As part of his 2020 testimony, Colapinto also submitted a special report on behalf of NWC on permitting federal employees to have their whistleblower cases heard in federal court. The report reflects on these past demonstrations of support as well as addresses concerns that such reforms would create a burden on the federal court system.

This advocacy benefits from broad public support for protecting whistleblowers who expose fraud in government programs. An October 2020 poll from the Whistleblower News Network demonstrates the desire to protect whistleblowers – in the public and private sector – spans across political parties, with Democrats, Republicans, and Independents all favoring stronger protections for whistleblowers and Congress making whistleblower protection laws a priority.

Additional Reforms for the MSPB and Federal Employee Whistleblowers

The problems of the MSPB have demonstrated that it is ripe for several specific and technical reforms which will best protect whistleblowers and implement the original and longstanding intent of Congress. Below are additional reforms that the National Whistleblower Center, in collaboration with other whistleblower advocacy groups such as the Government Accountability Project and the Project on Government Oversight, support.
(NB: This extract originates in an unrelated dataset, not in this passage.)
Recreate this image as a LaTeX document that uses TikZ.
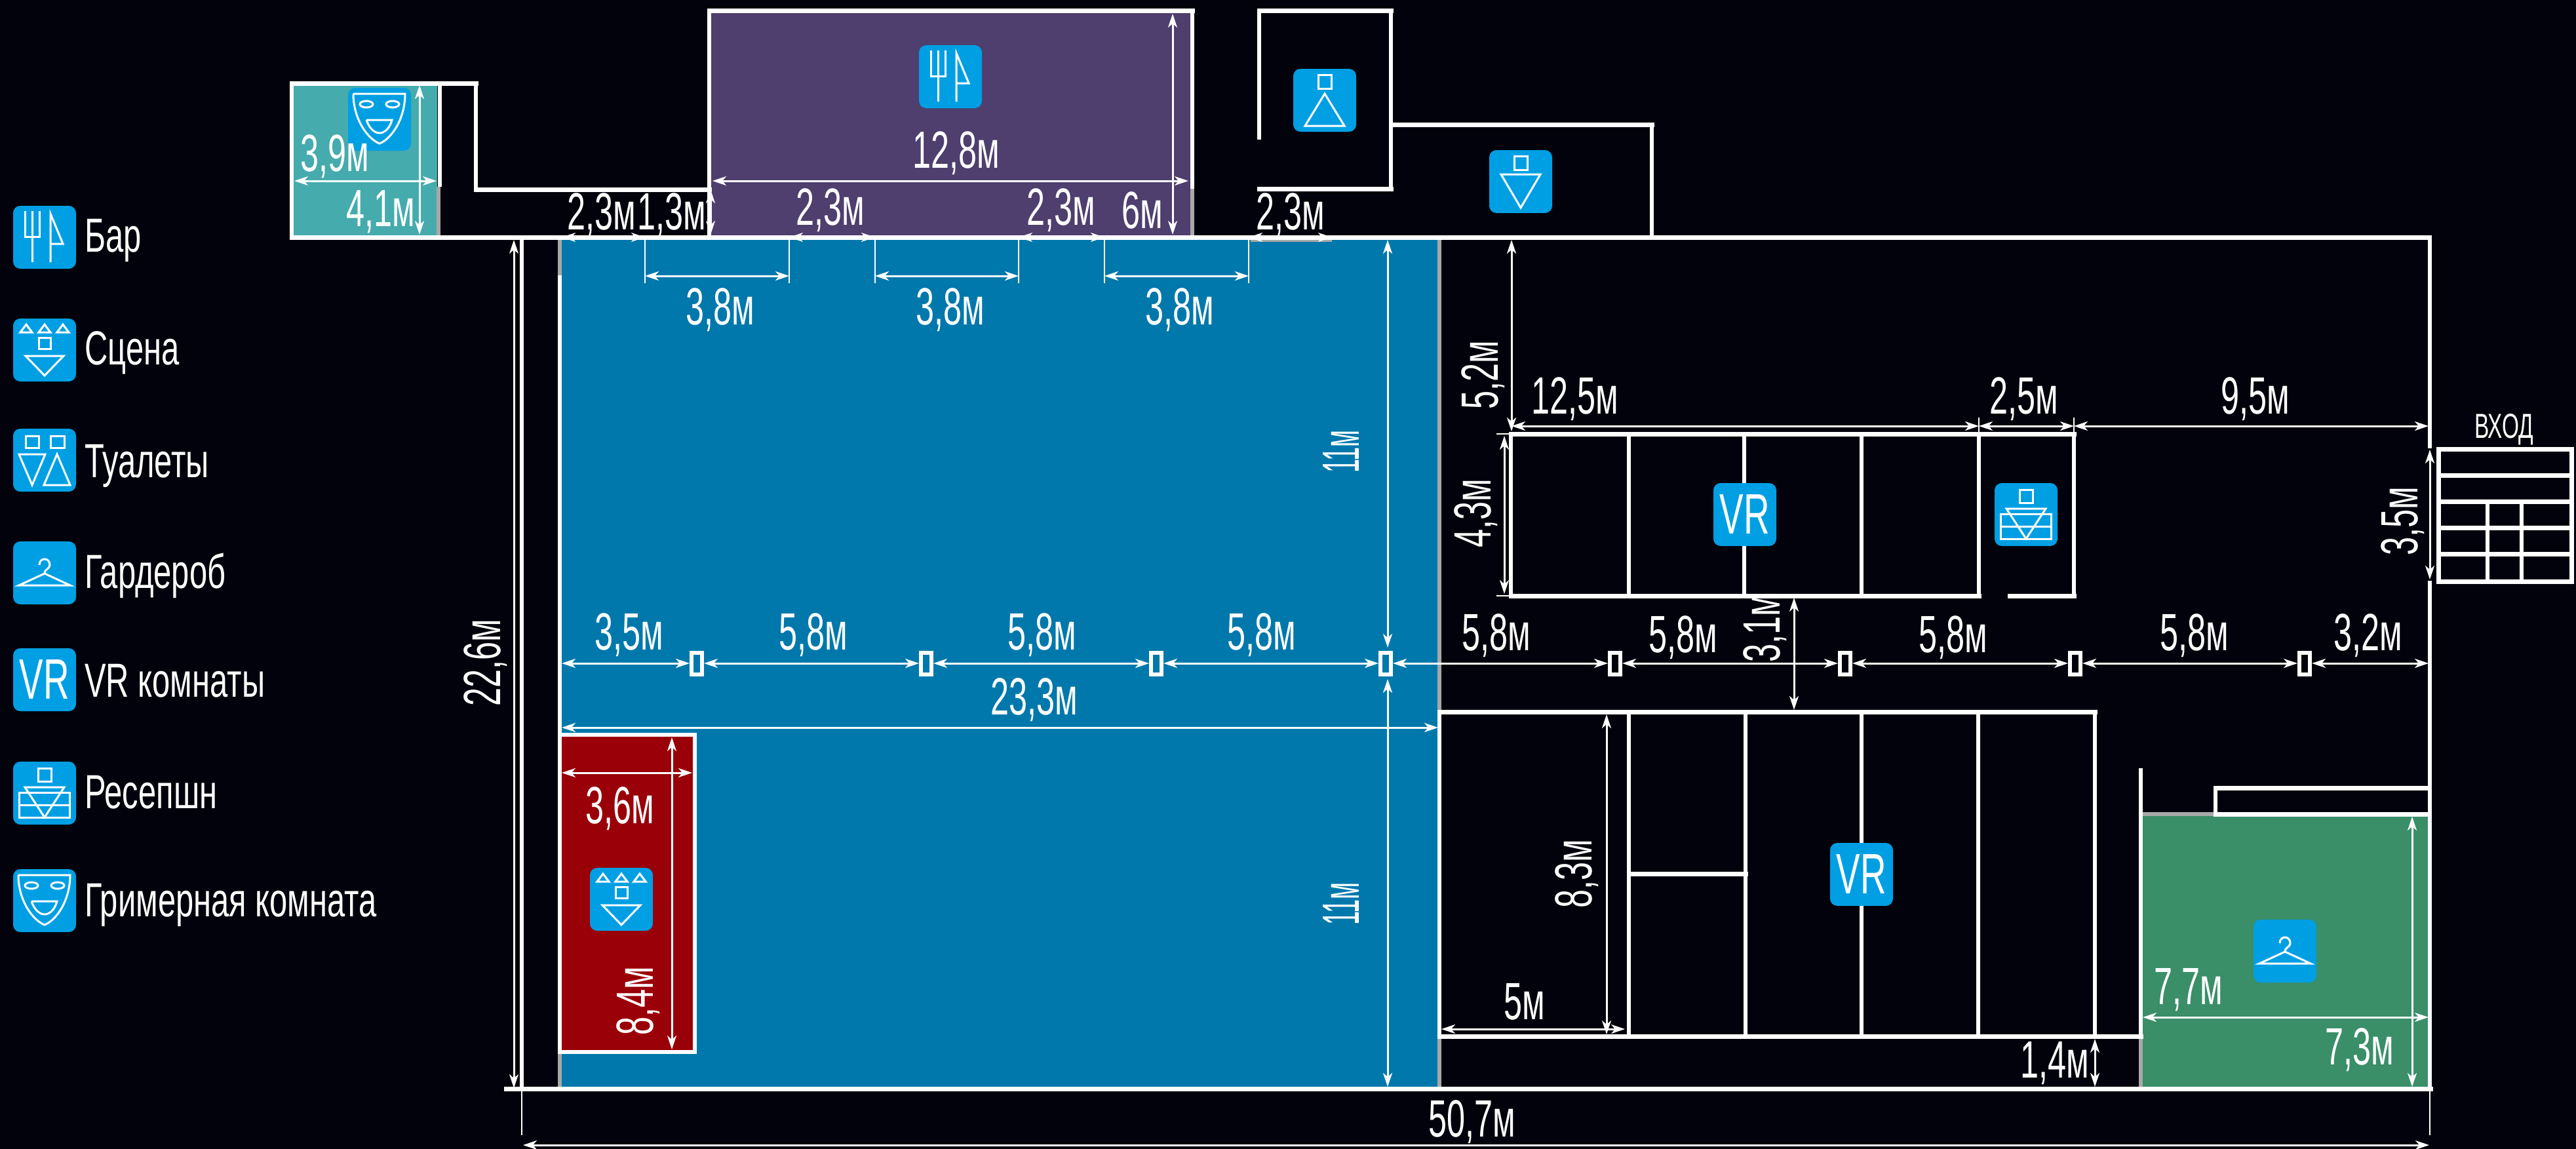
\documentclass[tikz,border=0pt]{standalone}
\usepackage{fontspec}
\setmainfont{Liberation Sans}
\newfontfamily\dimfont[FakeStretch=0.63]{Liberation Sans}
\newfontfamily\legfont[FakeStretch=0.67]{Liberation Sans}
\usetikzlibrary{arrows.meta}
\definecolor{bgc}{HTML}{02020C}
\definecolor{hallc}{HTML}{0078AB}
\definecolor{redc}{HTML}{9A0008}
\definecolor{barc}{HTML}{4E3F6E}
\definecolor{tealc}{HTML}{46ABAD}
\definecolor{greenc}{HTML}{3A8E68}
\definecolor{iconc}{HTML}{009FE3}
\definecolor{doorc}{HTML}{A8A8A8}
\newcounter{lc}
\newcommand{\lbl}[3]{\stepcounter{lc}\node[dimtext] (l\thelc) at (#1,#2+5) {#3};}
\newcommand{\rlbl}[3]{\stepcounter{lc}\node[dimtext,rotate=90] (l\thelc) at (#1+4,#2) {#3};}
\newcommand{\legl}[3]{\stepcounter{lc}\node[legtext] (l\thelc) at (#1,#2) {#3};}
\newcommand{\col}[1]{\draw[colbox] (#1-8,996) rectangle (#1+8,1029);}
\tikzset{
 x=1pt,y=-1pt,
 hwall/.style={draw=white,line width=7pt,line cap=rect},
 vwall/.style={draw=white,line width=5.5pt},
 doorline/.style={draw=doorc,line width=6pt},
 dimline/.style={draw=white,line width=3pt,{Stealth[length=21pt,width=14pt,inset=6pt]}-{Stealth[length=21pt,width=14pt,inset=6pt]}},
 thinline/.style={draw=white,line width=2.5pt},
 colbox/.style={draw=white,line width=6pt},
 dimtext/.style={text=white,inner sep=0pt,font=\dimfont\fontsize{80}{80}\selectfont},
 legtext/.style={text=white,inner sep=0pt,anchor=base west,font=\legfont\fontsize{73}{73}\selectfont},
 glyph/.style={draw=white,line width=3pt,line join=miter},
 iconbg/.pic={\fill[iconc,rounded corners=11pt] (-48,-48) rectangle (48,48);},
 iconbar/.pic={\pic {iconbg};
   \draw[glyph] (-30,-40)--(-30,-1)--(-8,-1)--(-8,-40) (-19,-40)--(-19,38);
   \draw[glyph] (9,38)--(9,-36)--(28,10)--(9,10);},
 iconstage/.pic={\pic {iconbg};
   \foreach \q in {-28,0,28}{\draw[glyph] (\q-9,-27)--(\q,-39)--(\q+9,-27)--cycle;}
   \draw[glyph] (-9,-19) rectangle (9,-2);
   \draw[glyph] (-29,9)--(29,9)--(0,39)--cycle;},
 iconwc/.pic={\pic {iconbg};
   \draw[glyph] (-29,-37) rectangle (-9,-19) (9,-37) rectangle (30,-19);
   \draw[glyph] (-39,-9)--(1,-9)--(-19,38)--cycle;
   \draw[glyph] (19,-9)--(39,38)--(-1,38)--cycle;},
 iconfemale/.pic={\pic {iconbg};
   \draw[glyph] (-10,-39) rectangle (10,-18);
   \draw[glyph] (0,-10)--(30,39)--(-30,39)--cycle;},
 iconmale/.pic={\pic {iconbg};
   \draw[glyph] (-10,-39) rectangle (10,-18);
   \draw[glyph] (-30,-11)--(30,-11)--(0,40)--cycle;},
 iconhanger/.pic={\pic {iconbg};
   \draw[glyph] (-8,-12) .. controls (-8,-24) and (8,-24) .. (8,-12) .. controls (8,-6) and (0,-6) .. (0,1);
   \draw[glyph] (0,1)--(39,19)--(-39,19)--cycle;},
 iconvr/.pic={\pic {iconbg};
   \node[text=white,inner sep=0pt,font=\dimfont\fontsize{87}{87}\selectfont] at (0,0) {VR};},
 iconrecep/.pic={\pic {iconbg};
   \draw[glyph] (-10,-38) rectangle (10,-18);
   \draw[glyph] (-39,-1) rectangle (38,37) (-39,18)--(38,18);
   \draw[glyph] (-30,-9)--(30,-9)--(0,37)--cycle;},
 iconmask/.pic={\pic {iconbg};
   \draw[glyph] (-40,-39)--(39,-39) .. controls (39,0) and (18,30) .. (0,37) .. controls (-18,30) and (-40,0) .. (-40,-39);
   \draw[glyph] (-20,-23) ellipse[x radius=10,y radius=5];
   \draw[glyph] (20,-23) ellipse[x radius=10,y radius=5];
   \draw[glyph] (-20,1)--(19,1) .. controls (15,16) and (6,21) .. (0,21) .. controls (-6,21) and (-15,16) .. (-20,1);},
}
\begin{document}
\begin{tikzpicture}
\path[use as bounding box,fill=bgc] (0,0) rectangle (3930,1753);
% room fills
\fill[tealc] (448,130) rectangle (667,360);
\fill[barc] (1082,20) rectangle (1819,360);
\fill[hallc] (854,362) rectangle (2196,1660);
\fill[redc] (854,1121) rectangle (1060,1605);
\fill[greenc] (3267,1243) rectangle (3707,1660);
% door openings
\draw[doorline] (669,285)--(669,360);
\draw[doorline] (1819,288)--(1819,360);
\draw[doorline] (854,364)--(854,420);
\draw[doorline] (854,1605)--(854,1660);
\draw[doorline] (2196,364)--(2196,1086);
\draw[doorline] (2196,1581)--(2196,1660);
\draw[doorline] (3266,1581)--(3266,1660);
\draw[doorline] (3268,1242)--(3380,1242);
\draw[draw=doorc,line width=3pt] (1908,367)--(2032,367);
% outer walls
\draw[hwall] (445,362)--(3706,362);
\draw[hwall] (772,1661)--(3708,1661);
\draw[vwall] (445,127)--(445,362);
\draw[hwall] (445,127)--(726,127);
\draw[vwall] (671,127)--(671,285);
\draw[vwall] (726,127)--(726,289);
\draw[hwall] (726,289)--(1082,289);
\draw[vwall] (1082,17)--(1082,362);
\draw[hwall] (1082,17)--(1819,17);
\draw[vwall] (1819,17)--(1819,288);
\draw[vwall] (796,362)--(796,1661);
\draw[vwall] (854,420)--(854,1122);
% toilets
\draw[hwall] (1921,17)--(2122,17);
\draw[vwall] (1921,17)--(1921,213);
\draw[vwall] (2122,17)--(2122,288);
\draw[hwall] (1921,288)--(2122,288);
\draw[hwall] (2122,190)--(2520,190);
\draw[vwall] (2520,190)--(2520,362);
% right wall
\draw[vwall] (3707,362)--(3707,684);
\draw[vwall] (3707,886)--(3707,1661);
% entrance
\draw[hwall] (3720,685) rectangle (3923,887);
\foreach \yy in {725,765,805,845}{\draw[hwall] (3720,\yy)--(3923,\yy);}
\draw[vwall] (3795,765)--(3795,887);
\draw[vwall] (3847,765)--(3847,887);
% upper VR block
\draw[hwall] (2305,662)--(3164,662);
\draw[hwall] (2305,909)--(3019,909);
\draw[hwall] (3066,909)--(3164,909);
\foreach \xx in {2305,2485,2661,2840,3019,3164}{\draw[vwall] (\xx,662)--(\xx,909);}
\draw[thinline] (2283,662)--(2305,662) (2283,909)--(2305,909) (3019,637)--(3019,662) (3164,637)--(3164,662);
% lower VR block
\draw[hwall] (2196,1086)--(3196,1086);
\draw[hwall] (2196,1581)--(3266,1581);
\foreach \xx in {2196,2485,2663,2840,3018,3196}{\draw[vwall] (\xx,1086)--(\xx,1581);}
\draw[hwall] (2485,1333)--(2663,1333);
% wardrobe
\draw[vwall] (3266,1172)--(3266,1581);
\draw[hwall] (3380,1242)--(3706,1242);
\draw[hwall] (3380,1202)--(3706,1202);
\draw[vwall] (3380,1202)--(3380,1242);
% stage
\draw[draw=white,line width=6.5pt] (854,1121) rectangle (1060,1605);
% extension lines
\foreach \xx in {984,1204,1335,1554,1685,1905}{\draw[thinline] (\xx,362)--(\xx,432);}
\draw[thinline] (796,1661)--(796,1732) (3707,1661)--(3707,1732);
% dimensions, top
\draw[dimline] (449,276)--(666,276);
\draw[dimline] (640,130)--(640,358);
\draw[dimline] (1084,289)--(1084,358);
\draw[dimline] (1087,276)--(1813,276);
\draw[dimline] (1789,21)--(1789,358);
\draw[dimline] (857,362)--(984,362);
\draw[dimline] (1204,362)--(1335,362);
\draw[dimline] (1554,362)--(1685,362);
\draw[dimline] (1905,362)--(2032,362);
\draw[dimline] (984,421)--(1204,421);
\draw[dimline] (1335,421)--(1554,421);
\draw[dimline] (1685,421)--(1905,421);
\draw[dimline] (784,366)--(784,1660);
\draw[thinline] (772,1661)--(796,1661);
\draw[dimline] (2117,366)--(2117,988);
\draw[dimline] (2117,1036)--(2117,1658);
\draw[dimline] (2306,366)--(2306,658);
\draw[dimline] (2295,665)--(2295,906);
\draw[dimline] (2306,650)--(3019,650);
\draw[dimline] (3019,650)--(3164,650);
\draw[dimline] (3164,650)--(3705,650);
\draw[dimline] (3707,686)--(3707,884);
% column row
\draw[dimline] (857,1012)--(1052,1012);
\draw[dimline] (1074,1012)--(1402,1012);
\draw[dimline] (1424,1012)--(1753,1012);
\draw[dimline] (1775,1012)--(2103,1012);
\draw[dimline] (2125,1012)--(2453,1012);
\draw[dimline] (2475,1012)--(2804,1012);
\draw[dimline] (2826,1012)--(3155,1012);
\draw[dimline] (3177,1012)--(3505,1012);
\draw[dimline] (3527,1012)--(3705,1012);
\col{1063}\col{1413}\col{1764}\col{2114}\col{2464}\col{2815}\col{3166}\col{3516}
\draw[dimline] (2737,912)--(2737,1083);
\draw[dimline] (857,1110)--(2194,1110);
\draw[dimline] (857,1179)--(1056,1179);
\draw[dimline] (1025,1125)--(1025,1601);
\draw[dimline] (2451,1090)--(2451,1578);
\draw[dimline] (2199,1570)--(2479,1570);
\draw[dimline] (3196,1585)--(3196,1658);
\draw[dimline] (3269,1552)--(3705,1552);
\draw[dimline] (3680,1246)--(3680,1658);
\draw[dimline] (798,1747)--(3706,1747);
% icons
\pic at (579,182) {iconmask};
\pic at (1450,117) {iconbar};
\pic at (2021,153) {iconfemale};
\pic at (2320,277) {iconmale};
\pic at (2662,785) {iconvr};
\pic at (3091,785) {iconrecep};
\pic at (2840,1334) {iconvr};
\pic at (3486,1451) {iconhanger};
\pic at (948,1372) {iconstage};
\pic at (68,362) {iconbar};
\pic at (68,534) {iconstage};
\pic at (68,702) {iconwc};
\pic at (68,874) {iconhanger};
\pic at (68,1037) {iconvr};
\pic at (68,1210) {iconrecep};
\pic at (68,1374) {iconmask};
% legend
\legl{129}{384}{Бар}
\legl{129}{556}{Сцена}
\legl{129}{728}{Туалеты}
\legl{129}{897}{Гардероб}
\legl{129}{1063}{VR комнаты}
\legl{129}{1233}{Ресепшн}
\legl{129}{1398}{Гримерная комната}
% dimension text
\lbl{511}{234}{3,9м}
\lbl{581}{318}{4,1м}
\lbl{918}{323}{2,3м}
\lbl{1025}{323}{1,3м}
\lbl{1459}{229}{12,8м}
\lbl{1267}{316}{2,3м}
\lbl{1619}{316}{2,3м}
\lbl{1743}{316}{6м}
\lbl{1969}{323}{2,3м}
\lbl{1099}{468}{3,8м}
\lbl{1450}{468}{3,8м}
\lbl{1800}{468}{3,8м}
\rlbl{2259}{572}{5,2м}
\lbl{2403}{604}{12,5м}
\lbl{3088}{604}{2,5м}
\lbl{3441}{604}{9,5м}
\rlbl{2248}{783}{4,3м}
\rlbl{3662}{795}{3,5м}
\rlbl{2042}{689}{\scalebox{0.75}[1]{11м}}
\rlbl{2042}{1379}{\scalebox{0.75}[1]{11м}}
\rlbl{737}{1011}{22,6м}
\lbl{960}{964}{3,5м}
\lbl{1241}{964}{5,8м}
\lbl{1590}{964}{5,8м}
\lbl{1925}{964}{5,8м}
\lbl{2283}{965}{5,8м}
\lbl{2568}{968}{5,8м}
\lbl{2980}{968}{5,8м}
\lbl{3348}{965}{5,8м}
\lbl{3613}{965}{3,2м}
\rlbl{2689}{958}{3,1м}
\lbl{1578}{1063}{23,3м}
\lbl{946}{1229}{3,6м}
\rlbl{970}{1527}{8,4м}
\rlbl{2402}{1333}{8,3м}
\lbl{2326}{1523}{5м}
\lbl{3135}{1617}{1,4м}
\lbl{3339}{1505}{7,7м}
\lbl{3600}{1597}{7,3м}
\lbl{2246}{1707}{50,7м}
\stepcounter{lc}\node[text=white,inner sep=0pt,font=\dimfont\fontsize{53}{53}\selectfont] (l\thelc) at (3820,655) {ВХОД};
\end{tikzpicture}
\end{document}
This includes not only access to jury trials, but also:

  • Closing the loophole of retaliatory investigations;
  • Providing temporary relief to whistleblowers facing reprisal;
  • Covering non-career executive service federal employees;
  • Prohibition on attorney fee waivers as a condition for settlement awards;
  • Attorney fees for judicial review; and
  • Making whistleblowers genuinely whole at the resolution of their case.